Exercise objective -
Search the material and gather each line with "that" in it.

Input for this task -
· · ·

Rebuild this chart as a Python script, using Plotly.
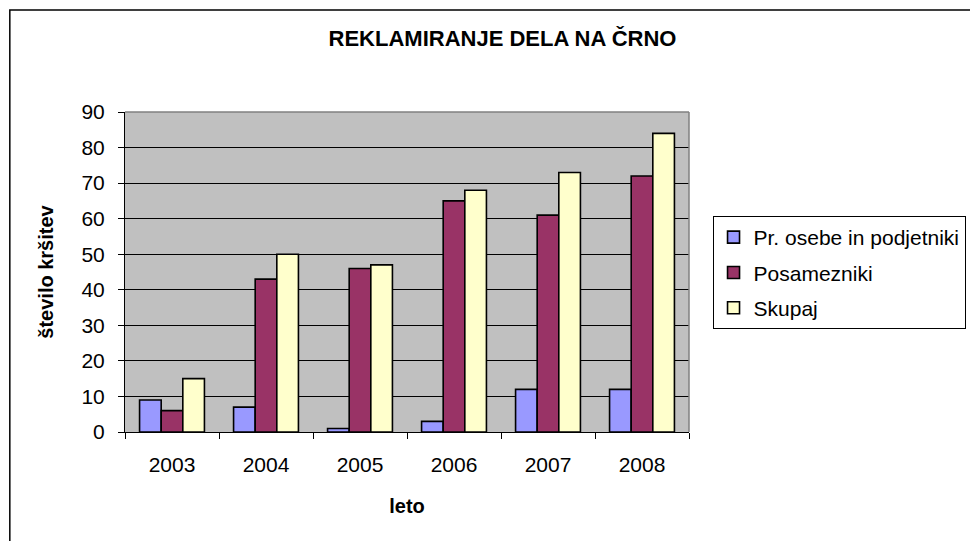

· · ·

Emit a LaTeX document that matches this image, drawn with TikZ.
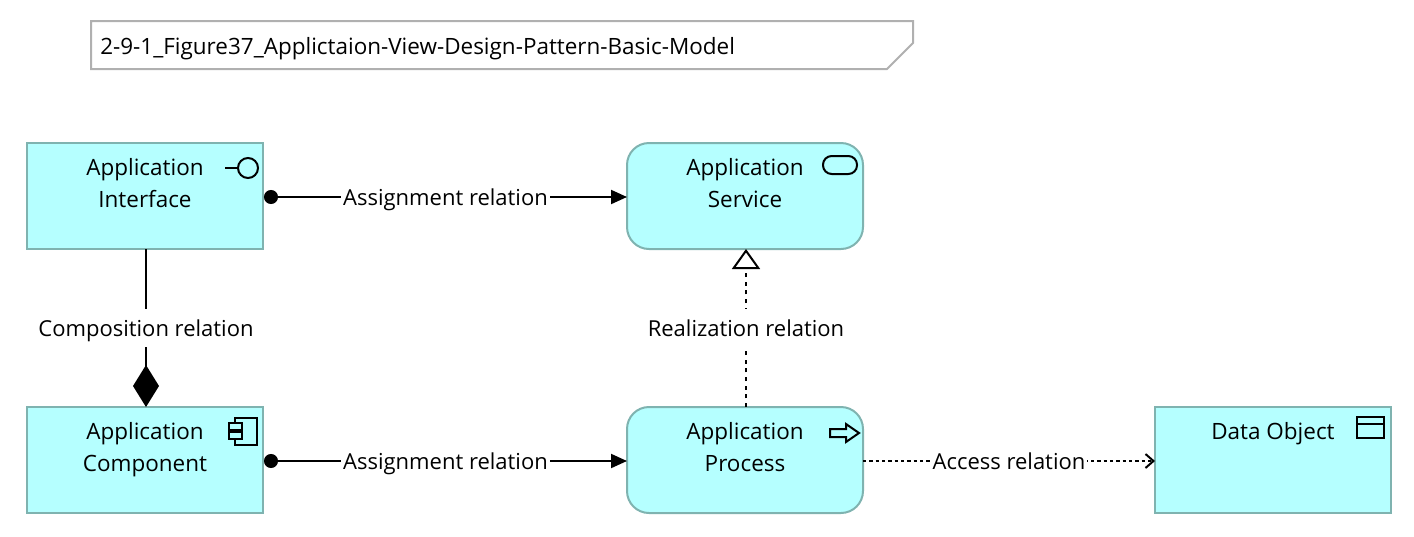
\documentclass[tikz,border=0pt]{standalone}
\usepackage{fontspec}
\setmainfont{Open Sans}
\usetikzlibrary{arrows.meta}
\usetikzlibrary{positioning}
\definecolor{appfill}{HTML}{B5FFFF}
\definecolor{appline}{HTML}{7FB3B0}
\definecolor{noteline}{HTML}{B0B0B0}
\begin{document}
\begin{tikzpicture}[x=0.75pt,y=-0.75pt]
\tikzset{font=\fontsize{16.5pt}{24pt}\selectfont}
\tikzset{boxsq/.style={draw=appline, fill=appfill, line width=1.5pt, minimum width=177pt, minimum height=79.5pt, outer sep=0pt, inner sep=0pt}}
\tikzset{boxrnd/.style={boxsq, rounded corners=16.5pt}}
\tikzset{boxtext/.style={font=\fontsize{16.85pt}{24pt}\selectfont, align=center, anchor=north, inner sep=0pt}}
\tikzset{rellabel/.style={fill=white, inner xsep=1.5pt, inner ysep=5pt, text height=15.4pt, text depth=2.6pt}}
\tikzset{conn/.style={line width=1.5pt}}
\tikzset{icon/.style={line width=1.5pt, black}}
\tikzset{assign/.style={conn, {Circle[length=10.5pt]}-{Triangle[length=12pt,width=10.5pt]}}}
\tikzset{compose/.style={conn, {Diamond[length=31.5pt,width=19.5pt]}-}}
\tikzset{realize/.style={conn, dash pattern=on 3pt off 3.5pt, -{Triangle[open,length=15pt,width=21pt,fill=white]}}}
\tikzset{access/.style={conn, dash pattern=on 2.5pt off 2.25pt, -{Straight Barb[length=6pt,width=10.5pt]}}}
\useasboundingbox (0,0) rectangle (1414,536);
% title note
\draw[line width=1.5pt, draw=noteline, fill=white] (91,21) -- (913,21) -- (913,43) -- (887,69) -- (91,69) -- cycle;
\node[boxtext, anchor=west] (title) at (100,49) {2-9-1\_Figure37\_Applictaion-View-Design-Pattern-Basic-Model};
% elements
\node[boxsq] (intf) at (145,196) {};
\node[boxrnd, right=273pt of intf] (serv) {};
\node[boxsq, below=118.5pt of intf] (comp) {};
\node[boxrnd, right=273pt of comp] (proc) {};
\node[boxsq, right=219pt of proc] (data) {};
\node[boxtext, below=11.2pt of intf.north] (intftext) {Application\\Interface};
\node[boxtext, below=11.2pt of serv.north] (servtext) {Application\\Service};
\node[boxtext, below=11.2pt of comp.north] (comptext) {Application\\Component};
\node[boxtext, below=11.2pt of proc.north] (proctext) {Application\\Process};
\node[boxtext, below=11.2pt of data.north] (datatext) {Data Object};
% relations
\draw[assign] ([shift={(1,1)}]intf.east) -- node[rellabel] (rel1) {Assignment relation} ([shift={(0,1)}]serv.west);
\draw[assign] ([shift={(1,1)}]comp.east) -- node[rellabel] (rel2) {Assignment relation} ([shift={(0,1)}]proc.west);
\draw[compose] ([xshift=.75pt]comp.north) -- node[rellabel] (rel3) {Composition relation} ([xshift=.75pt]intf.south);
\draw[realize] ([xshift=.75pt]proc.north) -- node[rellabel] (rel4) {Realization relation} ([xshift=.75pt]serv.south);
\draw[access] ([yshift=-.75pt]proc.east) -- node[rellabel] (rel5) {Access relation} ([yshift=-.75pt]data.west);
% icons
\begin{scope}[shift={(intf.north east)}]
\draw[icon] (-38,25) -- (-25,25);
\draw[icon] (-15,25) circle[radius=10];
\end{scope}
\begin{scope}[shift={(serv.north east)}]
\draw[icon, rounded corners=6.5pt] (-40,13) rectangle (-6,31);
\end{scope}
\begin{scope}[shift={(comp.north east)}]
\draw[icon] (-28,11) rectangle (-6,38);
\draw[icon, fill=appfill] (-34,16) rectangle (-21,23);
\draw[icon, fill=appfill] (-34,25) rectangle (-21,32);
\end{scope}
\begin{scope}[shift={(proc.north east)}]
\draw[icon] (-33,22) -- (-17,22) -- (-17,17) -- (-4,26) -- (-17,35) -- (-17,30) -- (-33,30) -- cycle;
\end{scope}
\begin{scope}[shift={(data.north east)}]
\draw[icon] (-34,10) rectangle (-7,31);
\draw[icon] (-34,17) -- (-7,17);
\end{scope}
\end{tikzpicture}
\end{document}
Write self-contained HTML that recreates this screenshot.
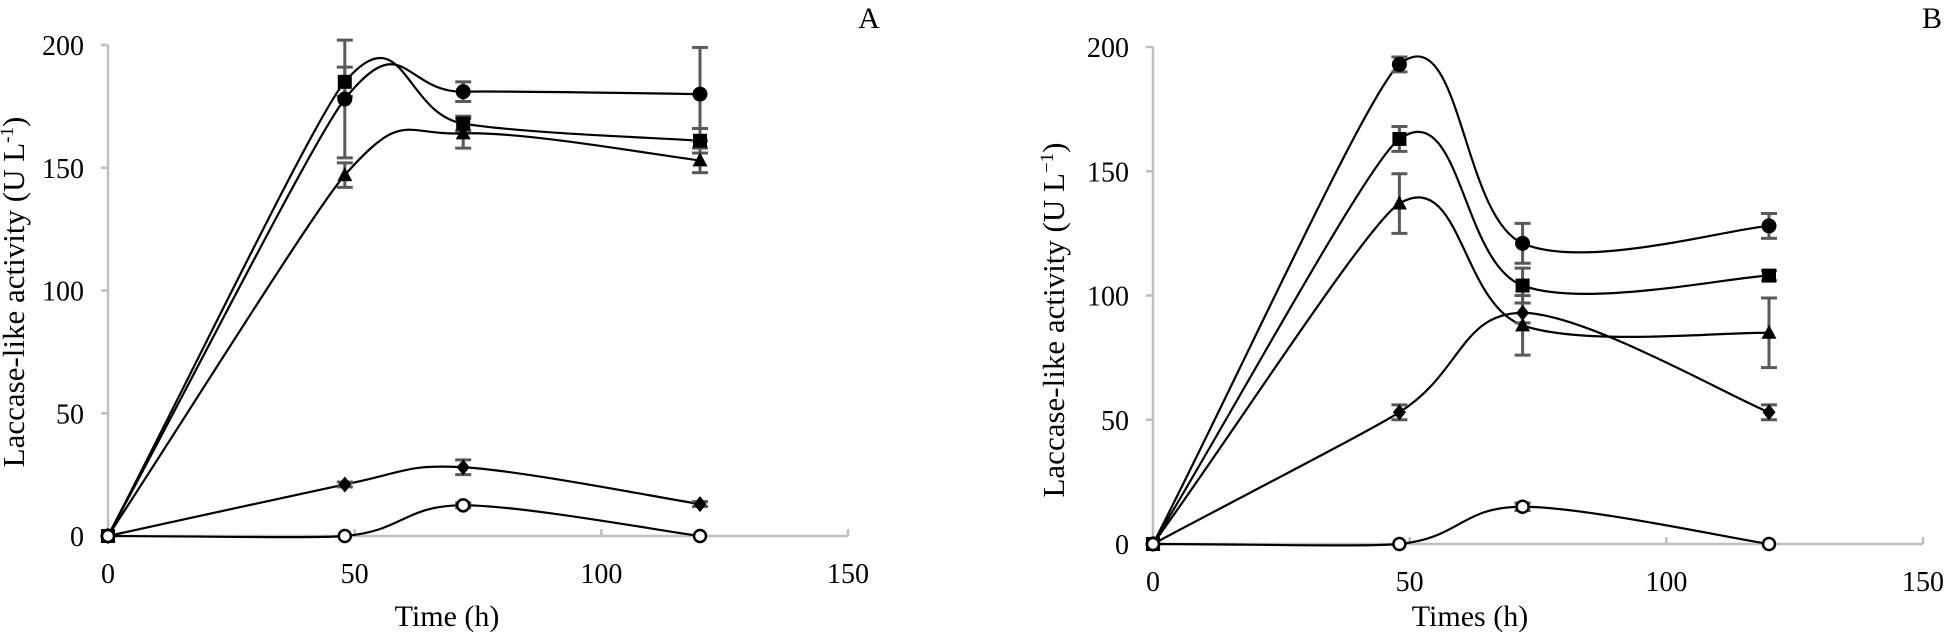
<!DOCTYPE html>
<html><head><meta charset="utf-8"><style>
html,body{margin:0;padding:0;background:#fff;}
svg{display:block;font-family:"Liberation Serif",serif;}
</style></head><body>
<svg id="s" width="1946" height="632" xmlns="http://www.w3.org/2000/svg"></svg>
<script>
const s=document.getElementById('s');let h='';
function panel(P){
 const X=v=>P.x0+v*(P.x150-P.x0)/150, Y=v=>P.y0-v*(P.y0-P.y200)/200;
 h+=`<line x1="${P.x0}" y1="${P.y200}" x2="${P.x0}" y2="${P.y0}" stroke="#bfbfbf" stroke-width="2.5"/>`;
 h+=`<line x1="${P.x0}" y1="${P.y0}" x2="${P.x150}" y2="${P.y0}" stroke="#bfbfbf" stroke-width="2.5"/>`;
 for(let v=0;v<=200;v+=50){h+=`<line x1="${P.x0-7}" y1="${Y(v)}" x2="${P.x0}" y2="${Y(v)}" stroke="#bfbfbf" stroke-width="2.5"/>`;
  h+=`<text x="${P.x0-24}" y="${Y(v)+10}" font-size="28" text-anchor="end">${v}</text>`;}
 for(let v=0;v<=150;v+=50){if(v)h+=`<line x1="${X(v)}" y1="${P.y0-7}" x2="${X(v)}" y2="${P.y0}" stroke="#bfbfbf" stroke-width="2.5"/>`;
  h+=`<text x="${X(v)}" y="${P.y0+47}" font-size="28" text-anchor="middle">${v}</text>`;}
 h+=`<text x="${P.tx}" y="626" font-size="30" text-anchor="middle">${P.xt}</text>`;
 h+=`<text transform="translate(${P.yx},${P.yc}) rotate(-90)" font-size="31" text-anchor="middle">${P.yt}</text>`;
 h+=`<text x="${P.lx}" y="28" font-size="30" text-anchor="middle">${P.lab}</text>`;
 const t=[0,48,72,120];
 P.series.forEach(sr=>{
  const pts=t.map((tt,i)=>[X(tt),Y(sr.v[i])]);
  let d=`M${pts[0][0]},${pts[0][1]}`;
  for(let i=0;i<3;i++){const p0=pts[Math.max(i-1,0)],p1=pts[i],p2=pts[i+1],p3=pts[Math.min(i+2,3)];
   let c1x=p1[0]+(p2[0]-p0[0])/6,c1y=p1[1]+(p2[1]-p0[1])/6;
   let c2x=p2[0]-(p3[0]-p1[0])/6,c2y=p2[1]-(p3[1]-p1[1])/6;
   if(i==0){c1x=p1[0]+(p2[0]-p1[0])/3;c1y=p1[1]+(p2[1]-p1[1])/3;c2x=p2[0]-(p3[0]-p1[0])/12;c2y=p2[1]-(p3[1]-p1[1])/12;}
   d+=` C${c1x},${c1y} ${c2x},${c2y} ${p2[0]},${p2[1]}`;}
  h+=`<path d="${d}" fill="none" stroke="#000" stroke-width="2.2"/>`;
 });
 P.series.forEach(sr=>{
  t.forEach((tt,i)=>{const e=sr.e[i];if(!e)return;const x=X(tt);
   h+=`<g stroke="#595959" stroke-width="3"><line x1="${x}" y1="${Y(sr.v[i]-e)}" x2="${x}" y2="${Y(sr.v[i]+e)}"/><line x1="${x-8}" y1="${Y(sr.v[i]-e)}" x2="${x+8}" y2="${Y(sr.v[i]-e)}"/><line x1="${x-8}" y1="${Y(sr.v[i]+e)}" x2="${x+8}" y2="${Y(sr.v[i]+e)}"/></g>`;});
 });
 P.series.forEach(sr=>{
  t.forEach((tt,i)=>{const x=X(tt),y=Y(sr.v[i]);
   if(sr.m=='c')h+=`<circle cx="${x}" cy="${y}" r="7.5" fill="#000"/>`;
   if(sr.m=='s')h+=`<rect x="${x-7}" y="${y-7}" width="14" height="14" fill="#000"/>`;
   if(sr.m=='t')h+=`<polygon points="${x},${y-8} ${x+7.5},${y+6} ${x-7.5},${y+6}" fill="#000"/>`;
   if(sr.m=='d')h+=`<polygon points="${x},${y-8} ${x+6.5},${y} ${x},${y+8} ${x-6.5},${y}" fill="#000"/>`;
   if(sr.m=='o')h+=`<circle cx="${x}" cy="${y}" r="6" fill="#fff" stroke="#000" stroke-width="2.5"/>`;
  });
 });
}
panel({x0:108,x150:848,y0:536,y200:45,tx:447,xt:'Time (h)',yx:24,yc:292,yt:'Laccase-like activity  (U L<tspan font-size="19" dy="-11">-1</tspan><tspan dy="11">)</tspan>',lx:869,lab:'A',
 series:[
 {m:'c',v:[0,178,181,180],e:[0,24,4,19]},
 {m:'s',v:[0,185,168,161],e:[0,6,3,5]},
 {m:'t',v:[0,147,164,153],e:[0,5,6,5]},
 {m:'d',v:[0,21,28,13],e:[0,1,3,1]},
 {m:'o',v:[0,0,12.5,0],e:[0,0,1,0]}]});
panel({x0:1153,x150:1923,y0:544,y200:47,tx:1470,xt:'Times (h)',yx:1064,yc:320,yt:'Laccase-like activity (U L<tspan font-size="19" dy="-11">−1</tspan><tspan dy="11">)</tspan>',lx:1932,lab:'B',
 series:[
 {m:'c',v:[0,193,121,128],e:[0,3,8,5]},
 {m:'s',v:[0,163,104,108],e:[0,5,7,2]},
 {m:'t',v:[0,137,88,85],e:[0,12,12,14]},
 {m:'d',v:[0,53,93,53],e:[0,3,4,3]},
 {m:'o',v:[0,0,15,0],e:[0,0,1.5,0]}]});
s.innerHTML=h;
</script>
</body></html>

· · ·

Response to this task -
Emit a LaTeX document that matches this image, drawn with TikZ.
Write self-contained HTML that recreates this screenshot.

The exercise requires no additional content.